The most recent One Piece game of note was 2023’s One Piece Odyssey. Odyssey has an original storyline that involves extended flashback sequences. The Alabasta, Water Seven, Marineford, and Dessrosa Arcs all play a key role in Odyssey during these sequences. The earliest of these arcs, One Piece‘s Alabasta, begins in the 92nd episode of the anime, and the latest one, Dessrosa, ends just before episode 750. This means that One Piece Odyssey requires players to have seen most of the show to fully appreciate its events. One game that is exclusively aimed at longtime fans is fine, but this is how most One Piece games are.

One Piece Needs a New Game Set Near Its Start

With the exception of Pirate Warriors 3, the vast majority of modern One Piece games, including that title’s successor, exclude content from the start of the series. Considering the success of the live-action One Piece adaptation, this is truly a missed opportunity. Not only do One Piece games often lack the beginning of the story, alienating newcomers, but they also rush ahead of the source material and deliver slapdash conclusions to story arcs that aren’t actually finished. This is necessary to cover recent content from the series, but it prevents many of the games from having satisfying conclusions, as was the case with the otherwise great Pirate Warriors 4.
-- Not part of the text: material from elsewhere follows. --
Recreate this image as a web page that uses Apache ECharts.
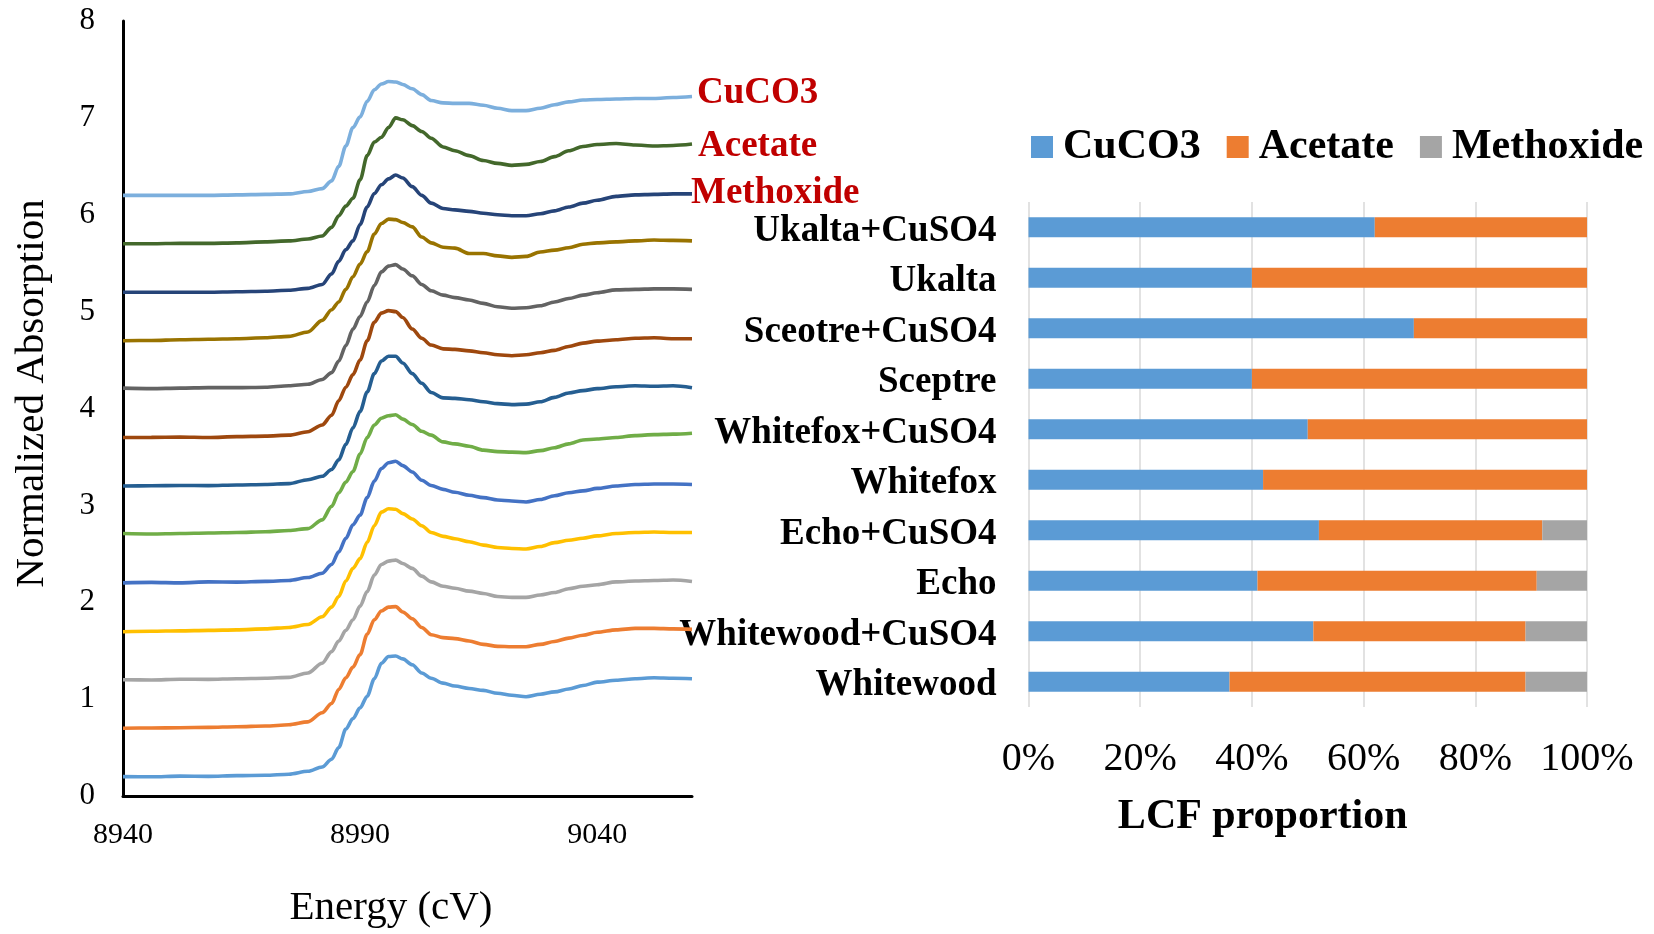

How Could a One Piece Game Take On The Full Series?

Luffy in Romance Dawn arc

Instead of trying to tell the full story in one entry, a series of One Piece games could break the franchise down into chunks, telling the tale slowly over time. This would allow longtime fans to revisit the earlier parts of the series in a more comprehensive way than what is offered in current games while giving newer fans titles to play that aren’t jam-packed with spoilers. Another good option would be to tell standalone stories separate from the canon of the anime so that anyone can enjoy them. This strategy has been effective for One Piece movies and could easily work for games as well.

The announcement and impending release of The One Piece anime remake makes now the perfect time for developers to start creating games that cater to all sorts of fans. The series is also in its final saga, meaning that in the next couple of years, there will finally be a conclusion to the story of the Straw Hat Pirates. When this finally happens, games will have a real ending point as well. For now, though, focusing on arcs that are finished rather than rushing ahead could improve the quality of games, as would slowing down and covering the events of each arc in greater detail or telling an original story.